Config Caching Filesystem (ccfs)

One of the problems we’ve had to deal with on our servers is high load on the fileserver that holds the user directories. I haven’t worked out if it’s because we’re using standard workstation hardware for our servers, or if it’s a btrfs problem.

The strange thing is that the load will shoot up at random times when the network shouldn’t be that taxed, and then be fine when every computer in the school has someone logged into it.

Anyhow, we hit a point where the load on the server hit something like 60 and the workstations would lock for sixty seconds (or more) while waiting the the NFS server to respond again.

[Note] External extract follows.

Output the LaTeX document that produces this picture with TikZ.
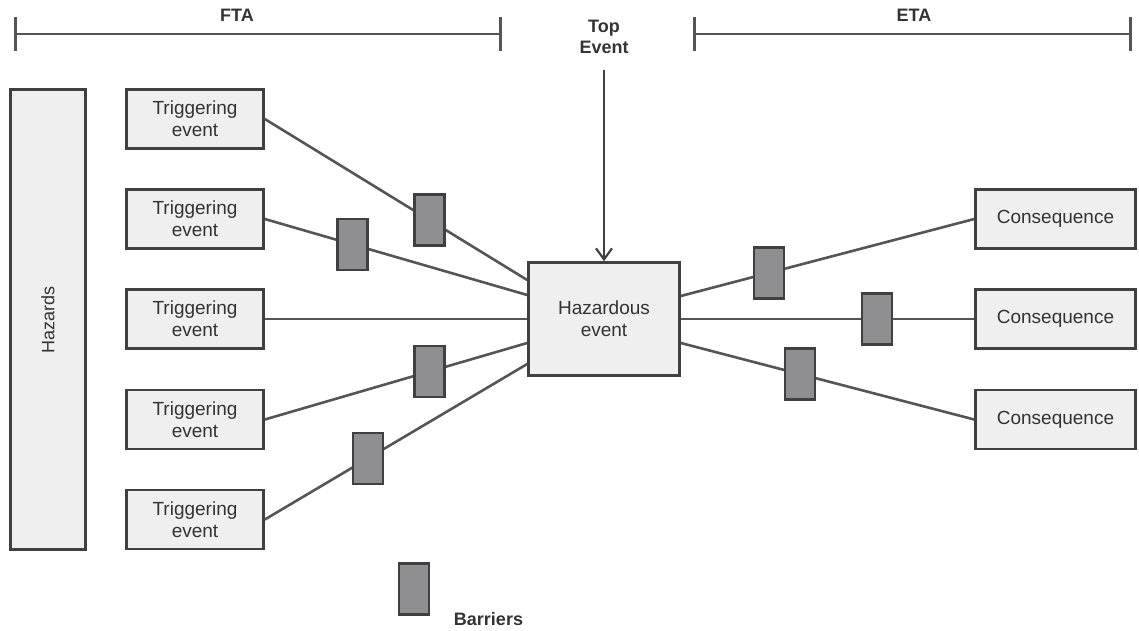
\documentclass[tikz,border=0pt]{standalone}
\usepackage{fontspec}
\setmainfont{Liberation Sans}
\usetikzlibrary{arrows.meta,calc}
\definecolor{boxfill}{HTML}{EFEFEF}
\definecolor{boxline}{HTML}{404040}
\definecolor{connc}{HTML}{555555}
\definecolor{barfill}{HTML}{8F8F91}
\definecolor{txt}{HTML}{333333}
\begin{document}
\begin{tikzpicture}[x=1pt,y=-1pt,
  box/.style={draw=boxline, line width=2.6pt, fill=boxfill, inner sep=0pt, text=txt,
              font=\fontsize{19}{22}\selectfont, align=center},
  trig/.style={box, minimum width=137pt, minimum height=59pt},
  cons/.style={box, minimum width=160pt, minimum height=59pt},
  barrier/.style={draw=boxline, line width=2.6pt, fill=barfill, minimum width=30pt,
                  minimum height=51pt, inner sep=0pt},
  conn/.style={draw=connc, line width=2.6pt},
  hdr/.style={font=\bfseries\fontsize{18}{21}\selectfont, text=txt, align=center, inner sep=0pt},
  spanline/.style={draw=connc, line width=2.6pt, {Bar[width=34pt]}-{Bar[width=34pt]}}
]
\useasboundingbox (0,0) rectangle (1139,630);

% header spans
\coordinate (fl) at (14,34);
\coordinate (fr) at (502,34);
\coordinate (el) at (693,34);
\coordinate (er) at (1132,34);
\draw[spanline] (fl) -- (fr);
\draw[spanline] (el) -- (er);
\node[hdr] (fta) at (237,15) {FTA};
\node[hdr] (eta) at (914,15) {ETA};
\node[hdr] (top) at (604,37) {Top\\Event};

% boxes
\node[box, minimum width=75pt, minimum height=460pt] (hz) at (48,319.5) {};
\node[rotate=90, text=txt, font=\fontsize{18}{21}\selectfont, inner sep=0pt] (hzt) at (hz.center) {Hazards};

\node[trig] (t1) at (195,119) {Triggering\\event};
\node[trig] (t2) at (195,219) {Triggering\\event};
\node[trig] (t3) at (195,319) {Triggering\\event};
\node[trig] (t4) at (195,419.5) {Triggering\\event};
\node[trig] (t5) at (195,519.5) {Triggering\\event};

\node[box, minimum width=151pt, minimum height=113pt] (he) at (604,319) {Hazardous\\event};

\node[cons] (c1) at (1055.5,219) {Consequence};
\node[cons] (c2) at (1055.5,319) {Consequence};
\node[cons] (c3) at (1055.5,419.5) {Consequence};

% top event arrow
\coordinate (tp) at (604,70);
\draw[draw=boxline, line width=2.4pt, -{Straight Barb[length=11pt,width=16pt,line width=2.2pt]}] (tp) -- (he.north);

% left connectors with barriers
\draw[conn] (t1.east) -- node[barrier, pos=0.628] (b1) {} ([yshift=39pt]he.west);
\draw[conn] (t2.east) -- node[barrier, pos=0.334] (b2) {} ([yshift=24pt]he.west);
\draw[conn] (t3.east) -- (he.west);
\draw[conn] (t4.east) -- node[barrier, pos=0.628] (b3) {} ([yshift=-24pt]he.west);
\draw[conn] (t5.east) -- node[barrier, pos=0.393] (b4) {} ([yshift=-45pt]he.west);

% right connectors with barriers
\draw[conn] ([yshift=23pt]he.east) -- node[barrier, pos=0.30] (r1) {} (c1.west);
\draw[conn] (he.east) -- node[barrier, pos=0.669] (r2) {} (c2.west);
\draw[conn] ([yshift=-24pt]he.east) -- node[barrier, pos=0.406] (r3) {} (c3.west);

% legend
\node[barrier] (lb) at (414,589) {};
\node[hdr] (lbt) at (488.5,619.5) {Barriers};
\end{tikzpicture}
\end{document}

This seemed to happen most often when all of the students in the computer room opened Firefox at the same time.

In a fit of desperation, I threw together a python fuse filesystem that I have cunningly called the Config Caching Filesystem (or ccfs for short). The concept is simple. A user’s home directory at /netshare/users/[username] is essentially bind-mounted to /home/[username] using ccfs.

The thing that separates ccfs from a simple fuse bind-mount is that every time a configuration file (one that starts with a “.”) is opened for writing, it is copied to a per-user cache directory in /tmp and opened for writing there. When the user logs out, /home/[username] is unmounted, and all of the files in the cache are copied back to /netshare/users/[username] using rsync. Any normal files are written directly to /netshare/users/[username], bypassing the cache.

Now the only time the server is being written to is when someone actually saves a file or when they log out. The load on the server rarely goes above five, and even then it’s only when everyone is logging out simultaneously, and the server recovers quickly.

A few bugs have cropped up, but I think I’ve got the main ones. The biggest bug was that some students were resetting their desktops when the system didn’t log out quickly enough and were getting corrupted configuration directories, mainly for Firefox. I fixed that by using –delay-updates with rsync so you either get the fully updated configuration files or you’re left with the configuration files were there when you logged in.

I do think this solution is a bit hacky, but it’s had a great effect on the responsiveness of our workstations, so I’ll just have to live with it.

Ccfs is available here for those interested, but if it breaks, you get to keep both pieces.

Jetpack credit: Fly with U.S. poster by Tom Whalen. Used under CC BY-NC-ND


Comments

Anonymous
Monday, Jan 10, 2011

Did you evaluate FS-Cache which can already provide NFS caching and it part of the kernel/utils?

Jonathan Dieter
Tuesday, Jan 11, 2011

I did. In fact, it’s already running by default on all of our clients. The problem is that we’re being hit by storms of writes, and, as I understand it, FS-Cache doesn’t (and shouldn’t) cache writes while delaying sending them to the server.